# Get amped up, fall is near



## old school (Jun 2, 2008)

Something I wrote I thought I would share getting ready for the season. Some may not care for it but it is what it is.



I have one thing in my life that i'll never lose
My passion for hunting because that's what I choose
I can't explain what it does to me
the rush I get while up in a tree

Sitting still, alone in my stand 
Gazing slowly across the land
I have a bow, an arrow too
Hoping to spot a dream come true

The biggest of all whatever it may be
Animals that most hunters will never see
If your lucky, if you're in the right spot
You just might get that priceless shot

With a shot worth more than money can buy
place your shot and let it fly
you will only get one, It happens so fast
following the blood, how long will it last

Gone for a while, but tracking by light
Soon to be in front of you, back in sight
Breathless, motionless, dead on its side
Heart pumping, thumping, smiling with pride


Nick Vanecek
copyright 2002


----------



## Sabre03 (Sep 24, 2004)

Great Poem. I'm Pumped for this year, well I'm jacked for every year


----------



## old school (Jun 2, 2008)

Sabre03 said:


> Great Poem. I'm Pumped for this year, well I'm jacked for every year


It can neve come soon enough:evilsmile As soon as the nights start to hit 50's the itch gets even worse.


----------



## Mightymouse (Sep 19, 2007)

Well written Old School, can visualize the whole scene in my head while reading. Definitely gets you fired up.


I have been amped up all summer but that magical day is coming soon. The day that I open the front door to go to work and get smacked in the face with the years first blast of cool autumn air. That is one of the best feelings in the world for me. Tell's me that the opener is right around the corner!!!


----------



## old school (Jun 2, 2008)

6 Long weeks


----------



## srconnell22 (Aug 27, 2007)

old school said:


> As soon as the nights start to hit 50's the itch gets even worse.

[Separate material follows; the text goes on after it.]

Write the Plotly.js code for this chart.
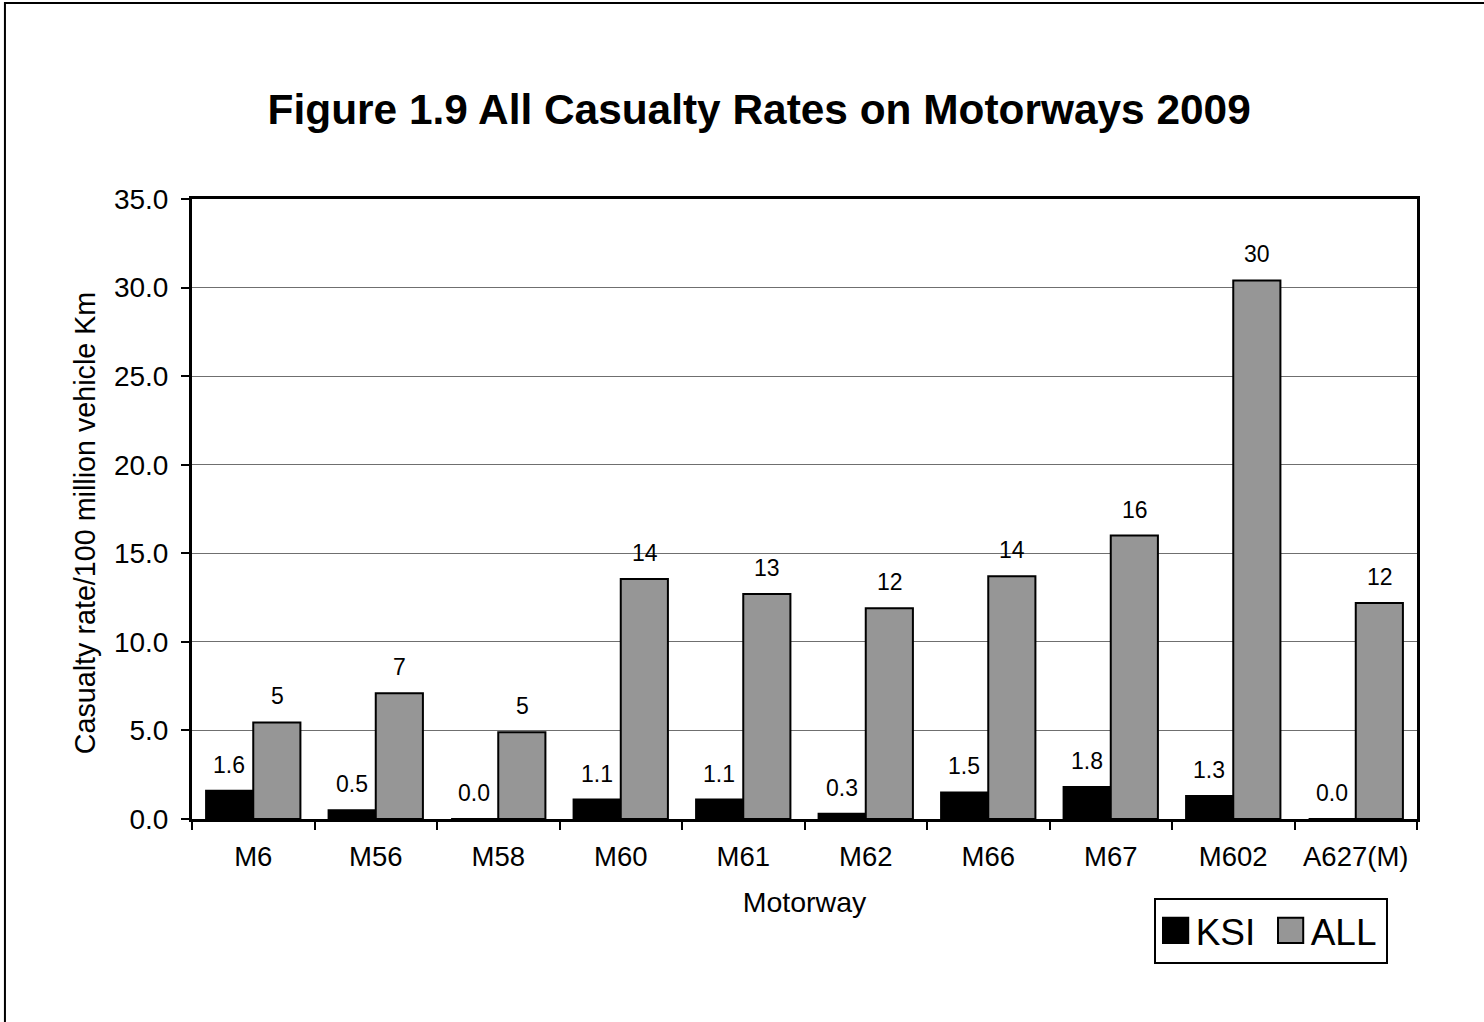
<!DOCTYPE html>
<html>
<head>
<meta charset="utf-8">
<script src="https://cdn.plot.ly/plotly-3.0.1.min.js"></script>
<style>
  html, body { margin: 0; padding: 0; background: #ffffff; }
  #chart { width: 1484px; height: 1022px; }
</style>
</head>
<body>
<div id="chart"></div>
<script>
// ---- data ----
const motorways = ["M6", "M56", "M58", "M60", "M61", "M62", "M66", "M67", "M602", "A627(M)"];
const ksiRates = [1.6, 0.5, 0.0, 1.1, 1.1, 0.3, 1.5, 1.8, 1.3, 0.0];
const allRates = [5.45, 7.1, 4.9, 13.55, 12.7, 11.9, 13.7, 16.0, 30.4, 12.2];
const yTickVals = [0, 5, 10, 15, 20, 25, 30, 35];

const FONT = "Arial, 'Liberation Sans', sans-serif";

const traces = [
  {
    type: "bar", name: "KSI", x: motorways, y: ksiRates,
    marker: { color: "#000000", line: { color: "#000000", width: 2 } },
    hoverinfo: "x+y"
  },
  {
    type: "bar", name: "ALL", x: motorways, y: allRates,
    marker: { color: "#969696", line: { color: "#000000", width: 2 } },
    hoverinfo: "x+y"
  }
];

// value labels above each bar, positioned from the data
const annotations = [];
motorways.forEach((m, i) => {
  annotations.push({
    x: m, y: ksiRates[i], xref: "x", yref: "y",
    text: ksiRates[i].toFixed(1), showarrow: false,
    xanchor: "center", yanchor: "bottom", xshift: -24, yshift: 11,
    font: { family: FONT, size: 23, color: "#000" }
  });
  annotations.push({
    x: m, y: allRates[i], xref: "x", yref: "y",
    text: allRates[i].toFixed(0), showarrow: false,
    xanchor: "center", yanchor: "bottom", xshift: 24, yshift: 11,
    font: { family: FONT, size: 23, color: "#000" }
  });
});

const layout = {
  width: 1484, height: 1022,
  paper_bgcolor: "#ffffff", plot_bgcolor: "#ffffff",
  font: { family: FONT, color: "#000" },
  margin: { l: 192, r: 67, t: 199, b: 203, pad: 0 },
  title: {
    text: "<b>Figure 1.9 All Casualty Rates on Motorways 2009</b>",
    font: { family: FONT, size: 42.4, color: "#000" },
    xref: "paper", x: 0.463, xanchor: "center",
    yref: "container", y: 0.893, yanchor: "middle"
  },
  barmode: "group", bargap: 0.23, bargroupgap: 0,
  xaxis: {
    type: "category",
    showline: true, linecolor: "#000", linewidth: 3, mirror: true,
    ticks: "outside", tickson: "boundaries", ticklen: 8, tickwidth: 2, tickcolor: "#000",
    tickfont: { family: FONT, size: 27.5, color: "#000" },
    ticklabelstandoff: 11,
    showgrid: false, zeroline: false, automargin: false,
    title: { text: "Motorway", font: { family: FONT, size: 28.5, color: "#000" }, standoff: 22 }
  },
  yaxis: {
    range: [0, 35], tickvals: yTickVals, tickformat: ".1f",
    showline: true, linecolor: "#000", linewidth: 3, mirror: true,
    ticks: "outside", ticklen: 8, tickwidth: 2, tickcolor: "#000",
    tickfont: { family: FONT, size: 28, color: "#000" },
    ticklabelstandoff: 7,
    showgrid: true, gridcolor: "#6f6f6f", gridwidth: 1,
    zeroline: false, automargin: false,
    title: { text: "Casualty rate/100 million vehicle Km", font: { family: FONT, size: 28.7, color: "#000" }, standoff: 10 }
  },
  showlegend: true,
  legend: {
    orientation: "h", xref: "paper", yref: "paper",
    x: 0.785, xanchor: "left", y: -0.127, yanchor: "top",
    bgcolor: "#ffffff", bordercolor: "#000", borderwidth: 2,
    font: { family: FONT, size: 37, color: "#000" },
    itemwidth: 30, entrywidth: 70, entrywidthmode: "pixels", traceorder: "normal"
  },
  shapes: [
    { type: "rect", xref: "paper", yref: "paper",
      x0: -0.1527, x1: 2, y0: -2, y1: 1.316,
      line: { color: "#000", width: 2 }, fillcolor: "rgba(0,0,0,0)", layer: "below" }
  ],
  annotations: annotations
};

Plotly.newPlot("chart", traces, layout, { displayModeBar: false, staticPlot: true }).then(function (gd) {
  // enlarge legend swatches to match the reference
  gd.querySelectorAll(".legend .legendpoints path").forEach(function (p) {
    const t = p.getAttribute("transform") || "";
    p.setAttribute("transform", t + " scale(2.1)");
    p.style.vectorEffect = "non-scaling-stroke";
  });
  // the reference's y-axis title sits slightly below the plot centre
  const yt = gd.querySelector(".g-ytitle");
  if (yt) yt.setAttribute("transform", "translate(0,14)");
});
</script>
</body>
</html>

It's like I turn into a different beast...when the nights get cold, my blood starts pumping and I'm ready to go! 30 days until doe season!


----------



## old school (Jun 2, 2008)

47 degrees this morning


----------



## symen696 (Nov 7, 2006)

This whole waiting thing is driving me nuts, was shooting the other day and decided I need to stop before I get another robin hood.


----------



## old school (Jun 2, 2008)

symen696 said:


> This whole waiting thing is driving me nuts, was shooting the other day and decided I need to stop before I get another robin hood.


 
Gets expensive im sure


----------



## symen696 (Nov 7, 2006)

Got a dozen of em' Its already beyond expensive :yikes:


----------



## pikemaster789 (Aug 21, 2008)

Im so pumped for the opener. Im hoping this is the year ill actually get one


----------



## srconnell22 (Aug 27, 2007)

pikemaster789 said:


> Im so pumped for the opener. Im hoping this is the year ill actually get one


If you hunt near gladwin, you should consider contacting Thunder River Outfitters here on this forum. He could put you on deer...


----------



## pikemaster789 (Aug 21, 2008)

Ive been bow hunting for 4 years. The first two I think I didnt have faith in my skills and never took a shot. The 3rd year I arrowed a nice doe but jumped it up while tracking. It looked pretty weak so we left in hopes that it would layback down. We never ended up finding it again. Last year I had a handful of oppurtunities but didnt end up taking a shot.


----------



## dougdad (Nov 11, 2007)

pike, you just told us what level your ethics are at:yikes:. If you didn't take a iffy shot there is nothing wrong with that, been there, done that. We all miss a few and we all lose a few, thats hunting. To tell you the truth I hunted for nearly 24 years with a bow, (though not every year) because I was in the Air Force and couldn't do to location, but I didn't give up, I just kept trying and finaly scored in 2005 and 2006. Both does but I hope this broke the ice, it def. boosted my confidence. Then last year I just plane didn't hunt. I gave my spot to a disabled friend.


----------